Question

A tangent to the ellipse $\frac{x^{2}}{25}+\frac{y^{2}}{16}=1$ at any point $P$ meets the line $x=0$ at a point $Q$. Let $R$ be the image of $Q$ in the line $y=x$. Then the circle whose extremities of a diameter are $Q$ and $R$ passes through a fixed point.
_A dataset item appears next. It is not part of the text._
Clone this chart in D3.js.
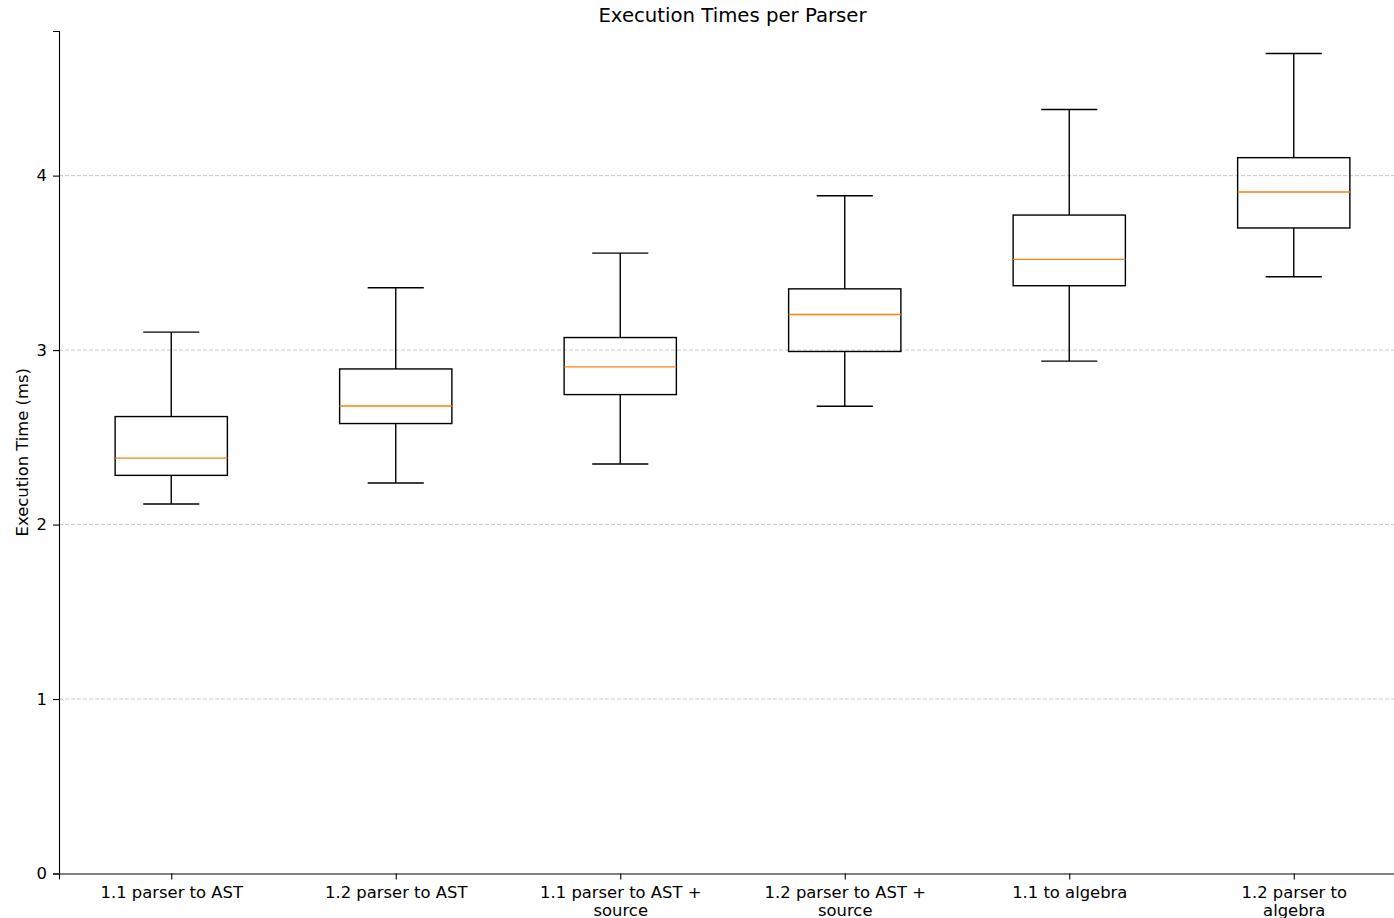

The fixed point is

• A. $(3,0)$
• B. $(5,0)$
• C. $(0,0)$
• D. $(4,0)$

Answer 1

Answer: (C)

The equation of the tangent to the ellipse at $P (5 \cos \theta, 4 \sin \theta)$ is $\frac{ x \cos \theta}{5}+\frac{ y \sin \theta}{4}=1$
It meets the line $x=0$ at $Q(0,4 \operatorname{cosec} \theta)$
The image of $Q$ on the line $y=x$ is $R(4 \operatorname{cosec} \theta, 0)$
Therefore, the equation of the circle is
$x(x-4 \operatorname{cosec} \theta)+y(y-\operatorname{cosec} \theta)=0$
i.e., $\quad x^{2}+y^{2}-4(x+y) \operatorname{cosec} \theta=0$
Therefore, each number of the family passes through the intersection of $x^{2}+y^{2}=0$ and $x+y=0$, i.e., the point $(0,0)$.